Но промышленная политика – это в первую очередь не деньги. Государство должно помогать бизнесу сконцентрировать усилия и договариваться. На мой взгляд, одна из ключевых проблем – наш бизнес мало договороспособен. В Китае, Южной Корее, Японии государство всегда принуждало бизнес к договоренности, к кооперации.
Сейчас ключевая идея – экспорт. Только не ясно, как это увязано с ожидаемым торможением мировой экономики. Любой здравый человек сделал бы вывод в такой ситуации, что прорыва в экспорте, во всяком случае, в ближайшие годы не будет.
Кирилл Лукашук, генеральный директор рейтингового агентства «Национальные кредитные рейтинги»
Россию от мира отличает очень низкий уровень долга нефинансового сектора. Его можно аккуратно поднять, не создавая рисков для финансовой стабильности.
Есть два фактора в поддержку этого тезиса. Первый – компании с высшими рейтингами имеют очень низкую дефолтность. Второй – позитивное мнение рынка: пятилетние CDS на российский долг – 68%, т. е. на очень низком уровне.
Павел Теплухин, генеральный партнер Matrix Capital
Если государство хочет добиться роста инвестиций, то должно определить свое отношение к своей доле в экономике. Последние 10 лет после 2008 г. она устойчиво растет.
Хорошо это или плохо? Есть примеры в истории, когда это, возможно, было благом. Почему-то все время приводят в качестве примера «азиатских тигров», которые при большой доле государства совершили рывок. Но я не хочу сравнивать Россию с Южной Кореей. Мне кажется, что у нас мало общего. В остальных случаях государство показывало, что может обеспечить рост инвестиций – но из-под палки. Если приказать, то и чиновник будет инвестировать. А свободный бизнесмен вкладывает, потому что хочет инвестировать, потому что он на этом зарабатывает.
Огосударствление экономики тормозит инвестиции. Чиновнику на самом деле инвестиции не нужны, потому что результат будет не скоро и будет ли – неизвестно. Инвестиции нужны бизнесу, но его все меньше остается в стране, бизнес умирает. Поэтому, если власть хочет, чтобы экономика росла, она должна решить, что для нее важнее: экономическая вертикаль или благосостояние населения. Надо выбирать, и пока выбор делается, к сожалению, в пользу вертикали управления экономикой и в ущерб благосостоянию населения.
Ксения Юдаева, первый заместитель председателя Центрального банка России
Чтобы длинные деньги появлялись, нужно выполнить три условия.
Первое – это завоевать доверие. Чтобы вкладывать надолго, нужно верить, что с большой долей вероятности эти деньги вернутся и принесут доход. Поэтому так важно обеспечить макроэкономическую стабильность и стабильность финансовых институтов, поэтому важно улучшать бизнес-климат, повышать надежность контрактов, защищенность инвесторов и т. д.

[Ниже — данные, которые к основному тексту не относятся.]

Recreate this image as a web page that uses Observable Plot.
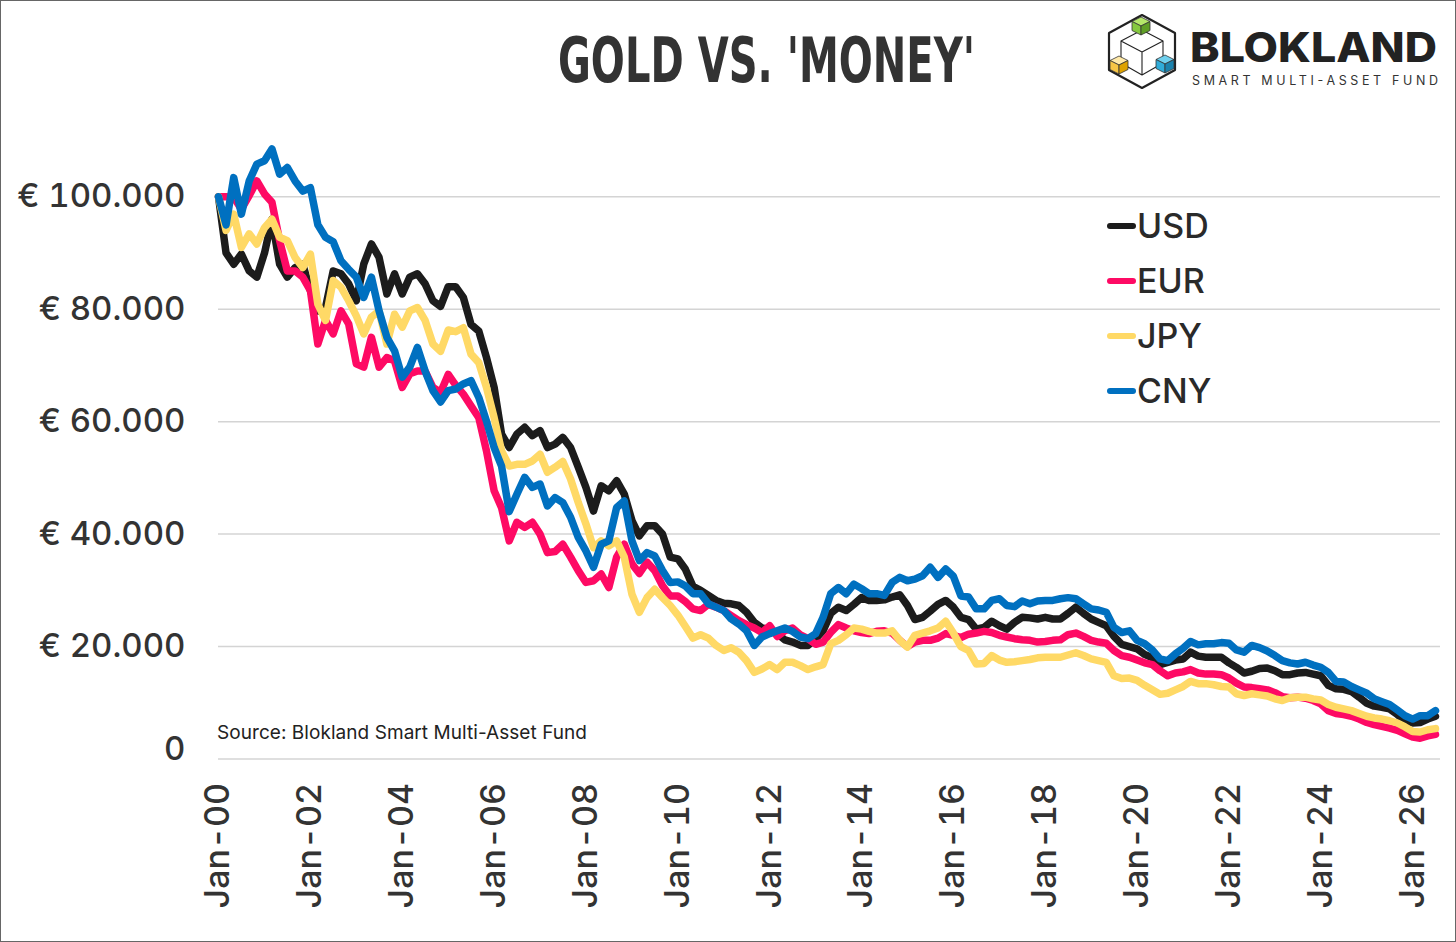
<!DOCTYPE html>
<html>
<head>
<meta charset="utf-8">
<script src="https://cdn.jsdelivr.net/npm/d3@7"></script>
<script src="https://cdn.jsdelivr.net/npm/@observablehq/plot@0.6"></script>
<style>
  html, body { margin: 0; padding: 0; background: #fff; }
  #wrap { position: relative; width: 1456px; height: 942px; overflow: hidden; background: #fff; font-family: Inter, "Noto Sans", sans-serif; }
  #head { display: block; }
  #chart svg { display: block; }
  #overlay { position: absolute; left: 0; top: 0; pointer-events: none; }
  #frame { position: absolute; left: 0; top: 0; width: 1454px; height: 940px; border: 1px solid #666; pointer-events: none; }
</style>
</head>
<body>
<div id="wrap">
  <svg id="head" width="1456" height="120"></svg>
  <div id="chart"></div>
  <svg id="overlay" width="1456" height="942"></svg>
  <div id="frame"></div>
</div>
<script>
// ---- data (values in thousands of euro, one point every two months from Jan-2000) ----
const series = ["USD", "EUR", "JPY", "CNY"];
const colors = ["#1c1c1c", "#fe0a64", "#ffd966", "#0070c0"];
const xTickYears = [2000, 2002, 2004, 2006, 2008, 2010, 2012, 2014, 2016, 2018, 2020, 2022, 2024, 2026];
const yTicks = [20, 40, 60, 80, 100];

const usd = [
  100, 90, 88, 89.8, 86.8, 85.7, 90, 96, 88, 85.7, 87.4, 88,
  83.3, 79.7, 80.3, 86.8, 86.3, 84.5, 81.5, 88, 91.6, 89.2, 82.7, 86.3,
  82.7, 85.7, 86.3, 84.5, 81.5, 80.5, 84, 84, 82.1, 77.3, 76.1, 71.4,
  66.1, 57.8, 55.4, 57.8, 59, 57.5, 58.4, 55.4, 56, 57.2, 55.4, 51.9,
  48.3, 44.1, 48.6, 47.7, 49.5, 47.1, 42.4, 39.7, 41.5, 41.5, 40, 35.9,
  35.6, 33.8, 30.7, 30, 29.1, 28.2, 27.7, 27.6, 27.3, 26.1, 24.3, 23.3,
  23, 22.3, 21.2, 20.8, 20.2, 20.2, 21.4, 22.8, 25.9, 27, 26.4, 27.5,
  28.7, 28.2, 28.2, 28.3, 28.8, 29.2, 27.3, 24.8, 25.2, 26.3, 27.5, 28.2,
  27, 25.2, 24.8, 23.1, 23.4, 24.5, 23.7, 23.1, 24.3, 25.2, 25.1, 24.9,
  25.2, 24.9, 24.9, 25.9, 27, 25.9, 24.9, 24.3, 23.7, 21.8, 20.4, 20,
  19.6, 18.6, 18, 16.8, 17.2, 17.6, 17.8, 19, 18.3, 18.1, 18.1, 18.1,
  17.1, 16.3, 15.3, 15.6, 16.1, 16.2, 15.7, 15, 15, 15.3, 15.4, 15.1,
  14.8, 13.1, 12.5, 12.4, 12, 11, 9.9, 9.4, 9.2, 8.9, 7.9, 6.8,
  6.4, 6.5, 7.1, 7.6
];
const eur = [
  100, 100, 99.9, 97.8, 100.2, 102.8, 100.5, 99, 92.2, 86.8, 86.8, 85.7,
  83.3, 73.8, 78, 75.6, 79.7, 77.4, 70.3, 69.7, 75, 69.7, 71.4, 70.8,
  66.1, 68.5, 69, 69, 66.1, 65.2, 68.4, 66.5, 64.9, 62.8, 60.7, 54.8,
  47.7, 44.7, 38.8, 42.1, 41.2, 42.1, 40, 36.7, 36.9, 38.2, 35.9, 33.5,
  31.4, 31.7, 32.9, 30.5, 35.9, 38.2, 34.7, 33, 35, 33.5, 30.8, 29,
  29, 28, 26.7, 26.4, 27.5, 27, 26.4, 25.5, 24.6, 23.9, 23.3, 22.5,
  23.7, 21.8, 22.8, 23.3, 22.1, 21.4, 20.4, 20.8, 22.5, 23.9, 23.3, 22.8,
  22.5, 22.3, 22.7, 22.8, 22.4, 21.1, 20, 20.8, 21.1, 21.1, 21.5, 22.3,
  22, 21.6, 22.2, 22.4, 22.7, 22.5, 22, 21.7, 21.4, 21.2, 21.1, 20.8,
  20.9, 21.1, 21.2, 22.1, 22.4, 21.8, 21.1, 20.8, 20.6, 19.3, 18.4, 18.1,
  17.6, 17.1, 16.8, 15.7, 14.8, 15.3, 15.5, 15.9, 15.3, 15.1, 15.1, 15,
  14.4, 13.5, 12.8, 12.7, 12.5, 12.3, 11.8, 11.1, 10.9, 11, 10.8, 10.4,
  9.8, 8.6, 8.1, 7.9, 7.6, 7.1, 6.5, 6.1, 5.8, 5.5, 5.1, 4.5,
  3.9, 3.7, 4.1, 4.4
];
const jpy = [
  100, 94, 96.9, 91, 93.4, 91.6, 94.5, 96, 92.8, 92.2, 89.2, 87.4,
  89.8, 80.9, 78, 85.1, 83.9, 81.5, 78.8, 75.6, 78.6, 79.7, 73.8, 79.1,
  76.8, 79.7, 80.3, 78, 73.8, 72.5, 76.3, 76, 76.7, 72, 70.5, 66.1,
  60.7, 54.8, 52.1, 52.4, 52.4, 53, 54.2, 51, 51.9, 52.9, 49.8, 45.6,
  41.8, 37.6, 38.8, 37.9, 38.8, 35.9, 29.3, 26.1, 28.7, 30.2, 28.7, 27.3,
  25.6, 23.6, 21.5, 22.1, 21.5, 20.2, 19.3, 19.8, 19, 17.5, 15.4, 16,
  16.8, 15.9, 17.2, 17.2, 16.6, 15.9, 16.4, 16.8, 20.5, 21.1, 22.1, 23.3,
  23.1, 22.7, 22.4, 22.4, 22.8, 21.1, 19.9, 22, 22.4, 22.8, 23.3, 24.5,
  22.4, 20, 19.3, 16.9, 17, 18.4, 17.6, 17.2, 17.3, 17.5, 17.7, 18,
  18.1, 18.1, 18.1, 18.5, 18.9, 18.4, 17.8, 17.5, 17.2, 14.8, 14.3, 14.4,
  14, 13.1, 12.3, 11.5, 11.7, 12.3, 12.9, 13.8, 13.4, 13.4, 13.2, 12.9,
  12.8, 11.6, 11.3, 11.6, 11.4, 11.2, 10.7, 10.4, 10.9, 11, 11, 10.7,
  10.5, 9.7, 9.2, 8.9, 8.6, 8.1, 7.6, 7.3, 7.1, 6.8, 6.4, 5.7,
  4.9, 4.8, 5.2, 5.4
];
const cny = [
  100, 95, 103.4, 96.9, 102.8, 105.8, 106.4, 108.5, 104, 105.2, 102.8, 101,
  101.6, 95, 92.8, 92, 88.6, 87.1, 85.7, 82.1, 85.7, 79.7, 75, 72.6,
  67.9, 69.7, 73.2, 69, 65.5, 63.5, 65.5, 65.8, 66.7, 67.3, 64.3, 60.1,
  55.4, 52.1, 44, 47.1, 50.1, 48.3, 48.9, 45, 46.5, 45.6, 43, 39.4,
  37, 34.1, 38.2, 38.8, 44.7, 45.9, 38.8, 35.3, 36.7, 36.1, 33.5, 31.4,
  31.5, 30.8, 29.4, 29.4, 27.6, 27, 26.4, 24.9, 24, 22.8, 20.2, 21.7,
  22.3, 22.8, 23.3, 22.7, 21.7, 21.4, 22.3, 25.2, 29.4, 30.5, 29.4, 31.1,
  30.3, 29.4, 29.4, 29.1, 31.4, 32.3, 31.7, 32, 32.6, 34.1, 32.3, 33.8,
  32.5, 29, 28.8, 26.7, 26.7, 28.2, 28.5, 27.3, 27.1, 28.1, 27.6, 28.1,
  28.2, 28.2, 28.5, 28.7, 28.5, 27.6, 26.7, 26.5, 26.1, 23.4, 22.5, 22.8,
  21.1, 20.5, 19.4, 17.8, 17.5, 18.7, 19.7, 20.9, 20.3, 20.5, 20.5, 20.7,
  20.6, 19.4, 19, 20.2, 19.8, 19.2, 18.4, 17.5, 17.1, 16.9, 17.2, 16.7,
  16.3, 15.4, 13.8, 13.7, 12.9, 12.3, 11.7, 10.7, 10.2, 9.7, 8.7, 7.7,
  7.1, 7.7, 7.7, 8.6
];
const valuesBySeries = [usd, eur, jpy, cny];

// ---- table ----
const dates = d3.utcMonth.every(2).range(new Date(Date.UTC(2000, 0, 1)), new Date(Date.UTC(2026, 8, 1)));
const rows = series.flatMap((s, i) => valuesBySeries[i].map((v, j) => ({ series: s, date: dates[j], value: v })));
const xTicks = xTickYears.map(y => new Date(Date.UTC(y, 0, 1)));

const euro = d => "€ " + d3.format(",")(d * 1000).replace(/,/g, ".");

const chart = Plot.plot({
  width: 1456,
  height: 822,
  marginLeft: 218,
  marginRight: 16,
  marginTop: 20,
  marginBottom: 183.5,
  style: { fontFamily: "Inter, 'Noto Sans', sans-serif", color: "#333", background: "transparent", overflow: "visible" },
  x: { type: "utc", domain: [new Date(Date.UTC(2000, 0, 1)), new Date(Date.UTC(2026, 7, 10))], label: null },
  y: { domain: [0, 110], label: null },
  color: { domain: series, range: colors },
  marks: [
    Plot.gridY([0, ...yTicks], { stroke: "#d4d4d4", strokeOpacity: 1, strokeWidth: 1.5 }),
    Plot.axisY(yTicks, { tickSize: 0, tickPadding: 33, tickFormat: euro, fontSize: 33, fontWeight: 500, label: null }),
    Plot.axisY([0], { tickSize: 0, tickPadding: 33, tickFormat: () => "0", fontSize: 33, fontWeight: 500, dy: -10, label: null }),
    Plot.axisX(xTicks, { tickSize: 0, tickPadding: 24, tickRotate: -90, tickFormat: d3.utcFormat("%b-%y"), fontSize: 34, fontWeight: 500, label: null }),
    Plot.lineY(rows, { x: "date", y: "value", z: "series", stroke: "series", strokeWidth: 7.5, strokeLinejoin: "round", strokeLinecap: "round" })
  ]
});
document.getElementById("chart").appendChild(chart);

// ---- header: title + logo ----
const head = d3.select("#head");
head.append("text")
  .attr("x", 558).attr("y", 82)
  .attr("textLength", 417).attr("lengthAdjust", "spacingAndGlyphs")
  .attr("font-family", "'DejaVu Sans Condensed', 'DejaVu Sans', sans-serif")
  .attr("font-weight", "bold").attr("font-size", 62).attr("fill", "#333")
  .text("GOLD VS. 'MONEY'");

const logo = head.append("g");
logo.append("polygon")
  .attr("points", "1142,15 1175,33 1175,70 1142,88 1109,70 1109,33")
  .attr("fill", "none").attr("stroke", "#222").attr("stroke-width", 2.2).attr("stroke-linejoin", "round");
logo.append("path")
  .attr("d", "M1142,30 L1121,41 L1142,52 L1163,41 Z M1121,41 L1121,63 L1142,75 L1163,63 L1163,41 M1142,52 L1142,75")
  .attr("fill", "none").attr("stroke", "#222").attr("stroke-width", 1.1).attr("stroke-linejoin", "round");
function cube(cx, cy, s, top, left, right) {
  const g = logo.append("g").attr("stroke", "#333").attr("stroke-width", 0.8).attr("stroke-linejoin", "round");
  g.append("polygon").attr("points", `${cx},${cy - s} ${cx + s},${cy - s / 2} ${cx},${cy} ${cx - s},${cy - s / 2}`).attr("fill", top);
  g.append("polygon").attr("points", `${cx - s},${cy - s / 2} ${cx},${cy} ${cx},${cy + s} ${cx - s},${cy + s / 2}`).attr("fill", left);
  g.append("polygon").attr("points", `${cx},${cy} ${cx + s},${cy - s / 2} ${cx + s},${cy + s / 2} ${cx},${cy + s}`).attr("fill", right);
}
cube(1141, 26, 9, "#b5e86a", "#86c93f", "#5f9e25");
cube(1119, 65, 9, "#ffe9a8", "#f7c545", "#dea200");
cube(1165, 64, 9, "#6fd0ee", "#30acd9", "#1b82ad");

// logo wordmark
head.append("text")
  .attr("x", 1190).attr("y", 62)
  .attr("textLength", 247).attr("lengthAdjust", "spacingAndGlyphs")
  .attr("font-family", "Inter, 'Noto Sans', sans-serif").attr("font-weight", 800)
  .attr("font-size", 40.5).attr("fill", "#222")
  .text("BLOKLAND");
head.append("text")
  .attr("x", 1192).attr("y", 84.5)
  .attr("textLength", 246).attr("lengthAdjust", "spacing")
  .attr("font-family", "Inter, 'Noto Sans', sans-serif").attr("font-weight", 400)
  .attr("font-size", 12.5).attr("fill", "#333")
  .text("SMART MULTI-ASSET FUND");

// ---- overlay: legend + source ----
const ov = d3.select("#overlay");
const leg = ov.append("g");
series.forEach((s, i) => {
  const cy = 226 + i * 55;
  leg.append("line").attr("x1", 1110).attr("x2", 1133).attr("y1", cy).attr("y2", cy)
    .attr("stroke", colors[i]).attr("stroke-width", 6).attr("stroke-linecap", "round");
  leg.append("text").attr("x", 1137).attr("y", cy + 11.5)
    .attr("font-family", "Inter, 'Noto Sans', sans-serif").attr("font-size", 34).attr("font-weight", 500).attr("fill", "#2a2a2a")
    .text(s);
});
ov.append("text").attr("x", 217).attr("y", 739)
  .attr("font-family", "Inter, 'Noto Sans', sans-serif").attr("font-size", 19).attr("fill", "#222")
  .attr("textLength", 370).attr("lengthAdjust", "spacing")
  .text("Source: Blokland Smart Multi-Asset Fund");
</script>
</body>
</html>
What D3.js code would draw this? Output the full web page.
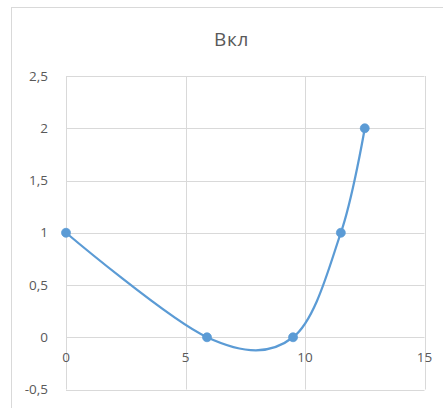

Когда говорят, что люди в России не вкладывают в длинные инструменты, я вспоминаю, как в моем детстве было распространено страхование жизни детей. Люди платили страховым компаниям в течение многих лет, чтобы потом ребенок получил эти деньги. За последнее время было много сделано для макроэкономической стабильности, и мы еще не ощутили все ее преимущества.
Второе условие – нужны инструменты. Мы пытаемся развивать инструментарий и повышать надежность институтов. Есть программа развития рынка облигаций, есть программа развития инструментов для финансирования малого бизнеса, есть эскроу-счета. Мы много внимания уделяем пенсионным институтам.
Третье условие – спрос со стороны платежеспособных заемщиков, которые должны хотеть инвестировать и привлекать под это заемные средства. Но качественные заемщики пока часто не видят достаточно хороших перспектив для развития, чтобы брать длинные кредиты.